A number of celebrated male thespians are unveiling their directorial debuts at this year’s festival—the chameleonic, delightfully unconventional Paul Dano (Wildfire), Jonah Hill (Mid90s) and French heartthrob Louis Garrel (A Faithful Man) among them. But Bradley Cooper’s is the one on everyone’s lips, if only for the fact that he’s adapting a 1937 romantic-drama that’s already been remade twice before: as a 1954 Judy Garland version and a 1976 rock musical with Barbara Streisand and Kris Kristofferson. Here, he casts himself as a hard-drinking country musician who quickly becomes smitten with timid songwriter and fledgling star Ally, played by none other than mother monster Lady Gaga, who contributed original songs to the film. Cooper and Gaga shot scenes at Coachella and Glastonbury for the sake of authenticity, and Dave Chappelle, Andrew Dice Clay, and Sam Elliott round out the cast.

Jeremiah Terminator LeRoy

Based on Savannah Knoop's 2008 tell-all memoir Girl Boy Girl: How I Became JT Leroy, audiences are finally being treated to an A-list Hollywood retelling of the greatest turn-of-the-century literary hoax. Chosen to close out the festival, Jeremiah Terminator LeRoy stars Kristen Stewart as Knoop, a young woman who spends years pretending to be the enigmatic, gender-fluid teen/bestselling author JT Leroy in public—a character created by her sister-in-law and writer Laura Albert (Laura Dern). Penning magic-realist books under the JT pseudonym about the queer rural teen’s purported experiences being raised by a prostitute mom, Albert created a blond-wig-and-shades-sporting literary persona from scratch.
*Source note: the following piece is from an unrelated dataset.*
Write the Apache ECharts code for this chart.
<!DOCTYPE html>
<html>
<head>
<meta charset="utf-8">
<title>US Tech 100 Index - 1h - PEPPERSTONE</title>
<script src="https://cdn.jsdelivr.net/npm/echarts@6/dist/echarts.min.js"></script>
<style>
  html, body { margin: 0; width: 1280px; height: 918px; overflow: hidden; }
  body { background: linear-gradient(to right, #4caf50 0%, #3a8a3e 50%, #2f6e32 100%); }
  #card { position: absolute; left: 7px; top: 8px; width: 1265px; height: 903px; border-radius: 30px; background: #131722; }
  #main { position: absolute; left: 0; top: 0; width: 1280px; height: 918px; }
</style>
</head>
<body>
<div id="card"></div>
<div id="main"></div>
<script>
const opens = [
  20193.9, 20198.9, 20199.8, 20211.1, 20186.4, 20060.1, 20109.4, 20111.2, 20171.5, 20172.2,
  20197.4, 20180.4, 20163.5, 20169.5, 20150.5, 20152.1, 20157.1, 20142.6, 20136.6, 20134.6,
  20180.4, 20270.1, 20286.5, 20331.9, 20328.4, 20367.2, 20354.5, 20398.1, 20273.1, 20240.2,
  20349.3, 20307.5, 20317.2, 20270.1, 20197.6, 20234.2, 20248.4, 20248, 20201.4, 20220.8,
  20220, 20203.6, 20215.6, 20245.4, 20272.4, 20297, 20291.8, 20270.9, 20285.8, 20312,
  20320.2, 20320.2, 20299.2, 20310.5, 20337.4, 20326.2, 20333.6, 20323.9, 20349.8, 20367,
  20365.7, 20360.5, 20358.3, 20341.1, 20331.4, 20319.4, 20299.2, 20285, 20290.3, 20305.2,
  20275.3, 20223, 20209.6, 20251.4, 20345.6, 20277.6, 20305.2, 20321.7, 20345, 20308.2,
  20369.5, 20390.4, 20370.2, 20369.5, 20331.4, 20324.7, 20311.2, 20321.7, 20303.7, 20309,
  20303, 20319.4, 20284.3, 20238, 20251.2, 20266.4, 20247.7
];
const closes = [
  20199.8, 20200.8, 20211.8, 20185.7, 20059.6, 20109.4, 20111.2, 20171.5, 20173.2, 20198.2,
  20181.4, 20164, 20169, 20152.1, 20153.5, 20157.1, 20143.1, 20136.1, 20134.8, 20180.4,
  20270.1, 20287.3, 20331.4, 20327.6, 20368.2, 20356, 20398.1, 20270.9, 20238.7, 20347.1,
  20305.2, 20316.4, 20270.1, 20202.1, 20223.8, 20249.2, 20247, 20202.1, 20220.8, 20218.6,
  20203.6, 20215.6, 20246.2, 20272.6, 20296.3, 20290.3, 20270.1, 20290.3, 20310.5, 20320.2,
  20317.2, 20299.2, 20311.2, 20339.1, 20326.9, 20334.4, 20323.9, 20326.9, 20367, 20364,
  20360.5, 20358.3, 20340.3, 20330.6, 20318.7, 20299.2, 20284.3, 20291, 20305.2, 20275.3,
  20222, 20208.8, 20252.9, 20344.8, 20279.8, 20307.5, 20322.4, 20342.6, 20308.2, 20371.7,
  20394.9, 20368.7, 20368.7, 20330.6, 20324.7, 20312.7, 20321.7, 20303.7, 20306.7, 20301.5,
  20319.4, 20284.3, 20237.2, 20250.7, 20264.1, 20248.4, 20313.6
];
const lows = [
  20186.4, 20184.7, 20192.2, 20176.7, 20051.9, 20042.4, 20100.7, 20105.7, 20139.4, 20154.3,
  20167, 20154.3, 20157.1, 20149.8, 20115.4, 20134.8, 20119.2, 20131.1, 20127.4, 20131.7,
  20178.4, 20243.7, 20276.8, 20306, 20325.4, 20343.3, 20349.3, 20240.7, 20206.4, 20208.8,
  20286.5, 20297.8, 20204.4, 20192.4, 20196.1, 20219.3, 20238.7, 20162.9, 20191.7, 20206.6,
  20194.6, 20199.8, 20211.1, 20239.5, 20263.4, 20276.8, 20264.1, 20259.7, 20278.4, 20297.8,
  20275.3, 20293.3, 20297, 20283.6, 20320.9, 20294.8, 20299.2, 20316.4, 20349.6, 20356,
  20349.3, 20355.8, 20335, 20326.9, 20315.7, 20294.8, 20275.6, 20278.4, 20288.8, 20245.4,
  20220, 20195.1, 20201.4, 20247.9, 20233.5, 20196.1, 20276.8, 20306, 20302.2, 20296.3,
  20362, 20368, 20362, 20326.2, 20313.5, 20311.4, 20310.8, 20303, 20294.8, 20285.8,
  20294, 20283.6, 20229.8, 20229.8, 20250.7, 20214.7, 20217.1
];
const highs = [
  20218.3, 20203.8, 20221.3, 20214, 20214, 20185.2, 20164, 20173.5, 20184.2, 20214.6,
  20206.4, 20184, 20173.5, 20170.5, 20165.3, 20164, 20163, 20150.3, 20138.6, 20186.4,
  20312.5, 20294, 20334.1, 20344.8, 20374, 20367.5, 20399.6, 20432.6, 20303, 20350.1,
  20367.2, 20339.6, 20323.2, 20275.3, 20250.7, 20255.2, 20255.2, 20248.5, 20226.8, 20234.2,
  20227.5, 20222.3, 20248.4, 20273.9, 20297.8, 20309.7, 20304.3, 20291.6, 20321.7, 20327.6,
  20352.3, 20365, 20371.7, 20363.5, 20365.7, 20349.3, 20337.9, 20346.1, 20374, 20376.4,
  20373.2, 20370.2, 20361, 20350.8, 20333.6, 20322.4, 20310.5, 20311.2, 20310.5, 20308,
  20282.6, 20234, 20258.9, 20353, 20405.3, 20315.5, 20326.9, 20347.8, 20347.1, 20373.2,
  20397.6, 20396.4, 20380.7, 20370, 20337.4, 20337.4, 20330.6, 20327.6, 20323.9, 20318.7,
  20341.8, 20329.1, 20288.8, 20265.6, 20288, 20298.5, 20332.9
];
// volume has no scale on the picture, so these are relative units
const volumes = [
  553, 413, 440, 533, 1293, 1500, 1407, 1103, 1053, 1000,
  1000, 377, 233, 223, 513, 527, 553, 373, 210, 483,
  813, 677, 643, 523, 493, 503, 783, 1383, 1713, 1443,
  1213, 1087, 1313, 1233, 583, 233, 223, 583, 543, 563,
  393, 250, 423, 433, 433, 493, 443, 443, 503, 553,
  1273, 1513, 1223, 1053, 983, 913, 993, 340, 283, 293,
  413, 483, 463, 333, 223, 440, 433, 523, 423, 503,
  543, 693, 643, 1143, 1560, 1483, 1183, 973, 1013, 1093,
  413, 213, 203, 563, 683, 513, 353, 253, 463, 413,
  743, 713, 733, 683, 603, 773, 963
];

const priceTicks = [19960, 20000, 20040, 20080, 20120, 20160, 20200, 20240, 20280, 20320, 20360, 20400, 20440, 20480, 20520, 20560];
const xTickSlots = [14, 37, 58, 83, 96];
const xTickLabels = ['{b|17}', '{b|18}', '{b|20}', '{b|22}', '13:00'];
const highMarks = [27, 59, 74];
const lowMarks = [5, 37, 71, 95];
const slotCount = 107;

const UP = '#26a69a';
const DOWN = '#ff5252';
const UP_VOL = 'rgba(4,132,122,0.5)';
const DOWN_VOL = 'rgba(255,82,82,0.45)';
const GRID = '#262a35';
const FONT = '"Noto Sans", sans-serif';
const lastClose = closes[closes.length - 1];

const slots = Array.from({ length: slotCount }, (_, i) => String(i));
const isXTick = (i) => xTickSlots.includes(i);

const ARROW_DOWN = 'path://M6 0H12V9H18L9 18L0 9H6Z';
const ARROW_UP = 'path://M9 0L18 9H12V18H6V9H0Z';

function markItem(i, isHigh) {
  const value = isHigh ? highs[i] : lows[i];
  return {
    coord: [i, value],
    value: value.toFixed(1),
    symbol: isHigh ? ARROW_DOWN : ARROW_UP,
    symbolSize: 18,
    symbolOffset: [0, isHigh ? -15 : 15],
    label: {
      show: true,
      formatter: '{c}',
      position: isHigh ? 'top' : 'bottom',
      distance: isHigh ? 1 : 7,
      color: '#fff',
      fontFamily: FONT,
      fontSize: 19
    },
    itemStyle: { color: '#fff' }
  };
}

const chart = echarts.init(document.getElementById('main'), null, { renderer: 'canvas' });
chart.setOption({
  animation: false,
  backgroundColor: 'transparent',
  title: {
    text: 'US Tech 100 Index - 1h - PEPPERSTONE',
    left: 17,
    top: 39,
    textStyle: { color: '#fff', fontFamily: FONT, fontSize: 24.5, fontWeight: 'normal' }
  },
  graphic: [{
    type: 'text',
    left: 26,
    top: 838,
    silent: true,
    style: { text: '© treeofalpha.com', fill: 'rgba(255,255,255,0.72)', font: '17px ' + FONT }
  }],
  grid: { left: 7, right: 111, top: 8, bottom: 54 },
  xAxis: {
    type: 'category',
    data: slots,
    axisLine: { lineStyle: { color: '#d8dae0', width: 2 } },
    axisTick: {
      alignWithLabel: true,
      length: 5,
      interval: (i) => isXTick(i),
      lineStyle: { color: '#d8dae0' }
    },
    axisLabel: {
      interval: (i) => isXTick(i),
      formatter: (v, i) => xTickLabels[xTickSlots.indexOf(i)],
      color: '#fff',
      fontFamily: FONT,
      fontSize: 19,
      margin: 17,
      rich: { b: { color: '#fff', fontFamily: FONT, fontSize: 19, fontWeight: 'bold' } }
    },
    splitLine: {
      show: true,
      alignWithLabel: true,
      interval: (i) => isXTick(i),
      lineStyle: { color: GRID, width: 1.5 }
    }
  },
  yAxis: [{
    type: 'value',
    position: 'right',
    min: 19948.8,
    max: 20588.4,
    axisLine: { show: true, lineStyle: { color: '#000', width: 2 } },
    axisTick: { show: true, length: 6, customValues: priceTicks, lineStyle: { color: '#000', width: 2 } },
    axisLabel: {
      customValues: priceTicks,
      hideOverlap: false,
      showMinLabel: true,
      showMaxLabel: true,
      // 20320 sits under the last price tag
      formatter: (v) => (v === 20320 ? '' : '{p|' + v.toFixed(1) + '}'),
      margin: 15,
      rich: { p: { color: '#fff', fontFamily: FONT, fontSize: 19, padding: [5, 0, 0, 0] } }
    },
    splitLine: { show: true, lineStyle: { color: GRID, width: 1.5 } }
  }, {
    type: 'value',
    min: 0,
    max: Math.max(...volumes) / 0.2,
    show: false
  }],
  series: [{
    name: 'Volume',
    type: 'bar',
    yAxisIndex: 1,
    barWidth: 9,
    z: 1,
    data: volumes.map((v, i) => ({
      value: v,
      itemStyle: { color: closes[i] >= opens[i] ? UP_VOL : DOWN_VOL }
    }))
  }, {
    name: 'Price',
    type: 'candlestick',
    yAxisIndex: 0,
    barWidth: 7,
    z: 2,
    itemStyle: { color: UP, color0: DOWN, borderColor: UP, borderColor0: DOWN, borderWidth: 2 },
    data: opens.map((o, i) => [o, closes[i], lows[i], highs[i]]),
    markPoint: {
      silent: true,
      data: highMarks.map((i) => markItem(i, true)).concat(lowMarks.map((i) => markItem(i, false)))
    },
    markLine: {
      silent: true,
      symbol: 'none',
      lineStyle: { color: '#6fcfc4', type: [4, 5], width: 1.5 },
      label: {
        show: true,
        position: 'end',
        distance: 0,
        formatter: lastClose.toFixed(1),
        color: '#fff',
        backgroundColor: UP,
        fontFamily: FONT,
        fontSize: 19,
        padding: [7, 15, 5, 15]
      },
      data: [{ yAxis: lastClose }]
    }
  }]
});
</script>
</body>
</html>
Celebs from Winona Ryder to Courtney Love gravitated around JT’s attractive orbit, and both the fashion world and underground lit circles just couldn’t get enough of the bold-faced lie. Now writer-director Justin Kelly (King Cobra) takes a stab at telling this compelling story about our obsession with celebrity and the fluidity of identity, based on a screenplay he co-wrote with Knoop.  

The Toronto International Film Festival runs from September 6 through 16.